ENTRIES:
-- Begin --
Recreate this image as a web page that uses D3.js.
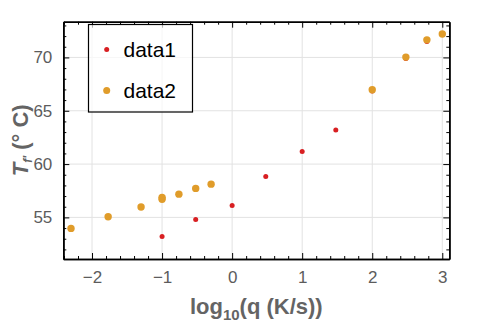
-- End --
-- Begin --
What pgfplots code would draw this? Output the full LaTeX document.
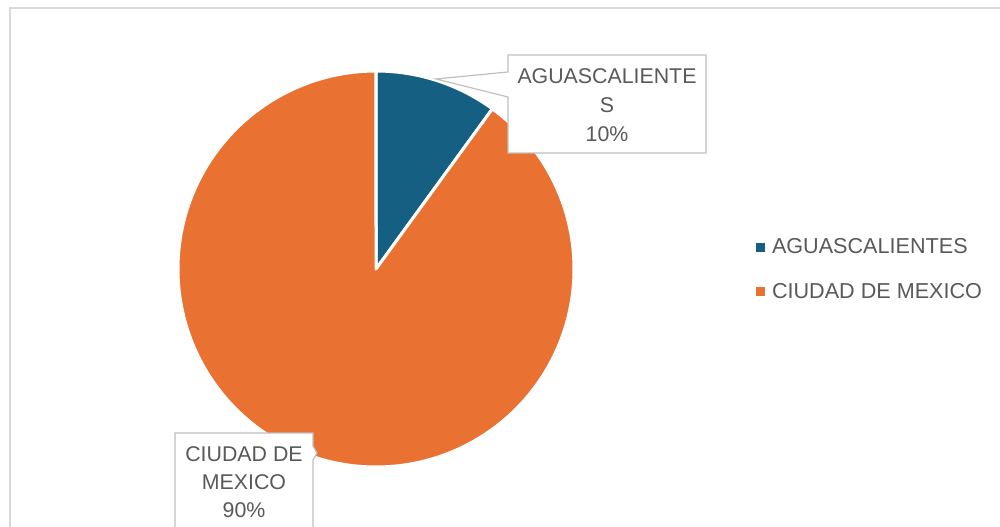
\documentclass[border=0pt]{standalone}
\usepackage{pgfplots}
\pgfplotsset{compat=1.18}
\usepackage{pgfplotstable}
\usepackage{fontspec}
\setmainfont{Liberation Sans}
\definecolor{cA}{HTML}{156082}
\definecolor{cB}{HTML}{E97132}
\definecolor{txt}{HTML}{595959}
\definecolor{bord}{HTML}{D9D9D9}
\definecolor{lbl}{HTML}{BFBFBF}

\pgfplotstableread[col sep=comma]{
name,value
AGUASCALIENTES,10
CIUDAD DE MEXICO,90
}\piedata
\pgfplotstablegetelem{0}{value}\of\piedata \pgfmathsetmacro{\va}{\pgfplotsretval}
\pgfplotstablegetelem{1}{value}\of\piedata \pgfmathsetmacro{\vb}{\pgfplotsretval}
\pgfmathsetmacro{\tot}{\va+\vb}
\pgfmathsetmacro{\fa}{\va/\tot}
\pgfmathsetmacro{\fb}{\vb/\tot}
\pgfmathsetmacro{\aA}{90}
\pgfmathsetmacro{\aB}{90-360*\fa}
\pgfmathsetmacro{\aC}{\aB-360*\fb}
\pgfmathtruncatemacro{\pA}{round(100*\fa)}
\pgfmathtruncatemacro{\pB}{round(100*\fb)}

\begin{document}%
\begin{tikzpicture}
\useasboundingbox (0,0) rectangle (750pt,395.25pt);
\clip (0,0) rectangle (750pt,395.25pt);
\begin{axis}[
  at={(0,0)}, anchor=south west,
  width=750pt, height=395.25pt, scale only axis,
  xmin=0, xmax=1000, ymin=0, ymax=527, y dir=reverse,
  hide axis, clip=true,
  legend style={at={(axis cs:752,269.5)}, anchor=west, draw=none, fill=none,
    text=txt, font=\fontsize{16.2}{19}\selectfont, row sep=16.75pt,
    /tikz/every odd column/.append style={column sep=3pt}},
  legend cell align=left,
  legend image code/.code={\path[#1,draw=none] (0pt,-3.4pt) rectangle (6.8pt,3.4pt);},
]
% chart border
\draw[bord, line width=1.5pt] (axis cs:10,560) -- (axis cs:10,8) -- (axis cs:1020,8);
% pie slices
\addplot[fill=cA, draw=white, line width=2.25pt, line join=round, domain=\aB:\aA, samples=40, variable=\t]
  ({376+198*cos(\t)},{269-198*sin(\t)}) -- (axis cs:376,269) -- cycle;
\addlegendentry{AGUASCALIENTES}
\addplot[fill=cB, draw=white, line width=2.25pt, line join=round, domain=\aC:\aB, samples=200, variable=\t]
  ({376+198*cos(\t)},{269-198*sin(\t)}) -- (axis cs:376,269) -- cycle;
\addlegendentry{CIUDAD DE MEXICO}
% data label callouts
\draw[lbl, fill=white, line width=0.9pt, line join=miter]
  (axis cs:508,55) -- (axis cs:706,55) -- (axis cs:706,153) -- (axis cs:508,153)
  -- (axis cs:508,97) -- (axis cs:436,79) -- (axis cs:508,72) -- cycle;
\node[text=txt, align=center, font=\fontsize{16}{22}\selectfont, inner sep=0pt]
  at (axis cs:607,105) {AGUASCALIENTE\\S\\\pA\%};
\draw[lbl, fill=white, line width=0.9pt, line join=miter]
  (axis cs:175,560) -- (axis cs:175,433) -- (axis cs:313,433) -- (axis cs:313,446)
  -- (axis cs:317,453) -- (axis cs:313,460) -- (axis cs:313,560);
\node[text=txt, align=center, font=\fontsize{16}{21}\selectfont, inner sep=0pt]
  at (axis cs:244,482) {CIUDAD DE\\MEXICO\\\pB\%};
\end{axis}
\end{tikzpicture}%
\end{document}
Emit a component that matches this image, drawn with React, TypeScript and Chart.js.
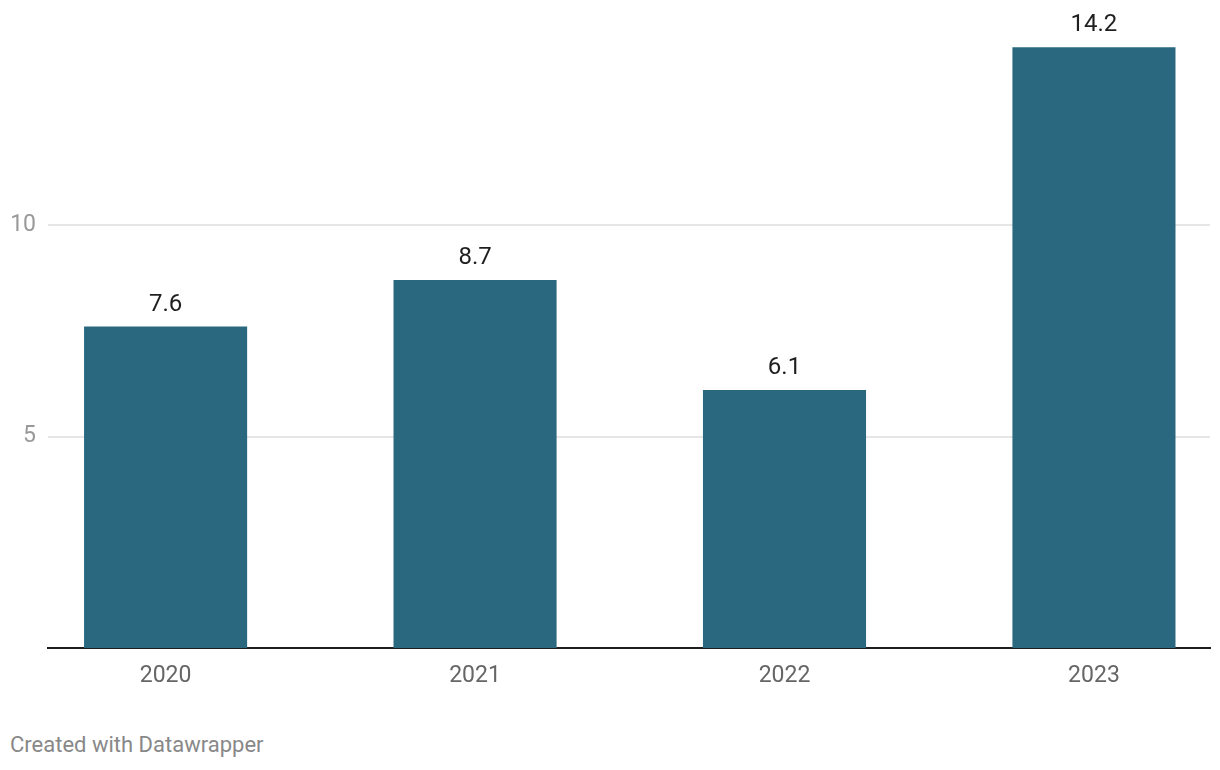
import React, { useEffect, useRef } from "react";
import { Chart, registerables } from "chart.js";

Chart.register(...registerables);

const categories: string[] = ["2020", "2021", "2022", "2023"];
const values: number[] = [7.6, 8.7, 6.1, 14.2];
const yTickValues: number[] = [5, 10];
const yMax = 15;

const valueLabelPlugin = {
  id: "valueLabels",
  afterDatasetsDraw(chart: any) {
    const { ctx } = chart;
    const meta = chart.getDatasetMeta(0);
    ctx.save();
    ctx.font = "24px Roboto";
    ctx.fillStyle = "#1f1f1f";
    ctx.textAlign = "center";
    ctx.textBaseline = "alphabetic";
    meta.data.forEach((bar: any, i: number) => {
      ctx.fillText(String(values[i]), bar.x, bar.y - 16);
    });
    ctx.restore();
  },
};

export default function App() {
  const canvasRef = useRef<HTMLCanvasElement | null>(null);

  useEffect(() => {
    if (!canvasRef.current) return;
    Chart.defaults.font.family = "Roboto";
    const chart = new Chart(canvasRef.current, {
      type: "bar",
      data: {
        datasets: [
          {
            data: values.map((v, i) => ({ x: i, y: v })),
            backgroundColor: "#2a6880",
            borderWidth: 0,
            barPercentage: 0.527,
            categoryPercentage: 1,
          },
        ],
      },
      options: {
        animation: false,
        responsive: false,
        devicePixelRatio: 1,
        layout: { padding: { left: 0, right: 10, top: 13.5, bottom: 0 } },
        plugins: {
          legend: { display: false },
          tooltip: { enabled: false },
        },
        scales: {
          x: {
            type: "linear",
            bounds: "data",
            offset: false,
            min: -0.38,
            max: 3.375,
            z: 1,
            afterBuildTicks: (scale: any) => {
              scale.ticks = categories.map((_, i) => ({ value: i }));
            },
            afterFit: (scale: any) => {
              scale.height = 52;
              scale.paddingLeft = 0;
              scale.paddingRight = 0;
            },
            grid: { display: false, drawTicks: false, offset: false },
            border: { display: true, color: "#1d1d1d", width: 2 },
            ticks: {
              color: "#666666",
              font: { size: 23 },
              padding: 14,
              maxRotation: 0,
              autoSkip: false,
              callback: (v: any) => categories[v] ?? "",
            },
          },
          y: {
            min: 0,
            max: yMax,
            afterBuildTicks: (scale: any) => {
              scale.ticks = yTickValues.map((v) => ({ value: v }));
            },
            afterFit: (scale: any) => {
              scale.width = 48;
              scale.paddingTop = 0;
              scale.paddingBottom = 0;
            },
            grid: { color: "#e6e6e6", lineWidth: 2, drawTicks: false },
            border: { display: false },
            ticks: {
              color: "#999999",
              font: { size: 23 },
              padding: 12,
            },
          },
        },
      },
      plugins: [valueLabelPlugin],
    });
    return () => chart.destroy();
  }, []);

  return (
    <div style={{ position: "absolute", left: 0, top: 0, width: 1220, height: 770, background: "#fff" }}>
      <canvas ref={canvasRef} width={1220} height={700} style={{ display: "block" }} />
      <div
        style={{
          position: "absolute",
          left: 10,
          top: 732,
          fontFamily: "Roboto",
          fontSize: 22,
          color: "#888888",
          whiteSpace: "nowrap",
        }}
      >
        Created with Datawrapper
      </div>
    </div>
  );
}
-- End --
SET EXERCISE:
Repeat exactly, and only, the lines from the one containing "Emit a component" through the one containing "const yMax = 15;", both included, without the pictures.

ANSWER TO THE EXERCISE:
Emit a component that matches this image, drawn with React, TypeScript and Chart.js.
import React, { useEffect, useRef } from "react";
import { Chart, registerables } from "chart.js";

Chart.register(...registerables);

const categories: string[] = ["2020", "2021", "2022", "2023"];
const values: number[] = [7.6, 8.7, 6.1, 14.2];
const yTickValues: number[] = [5, 10];
const yMax = 15;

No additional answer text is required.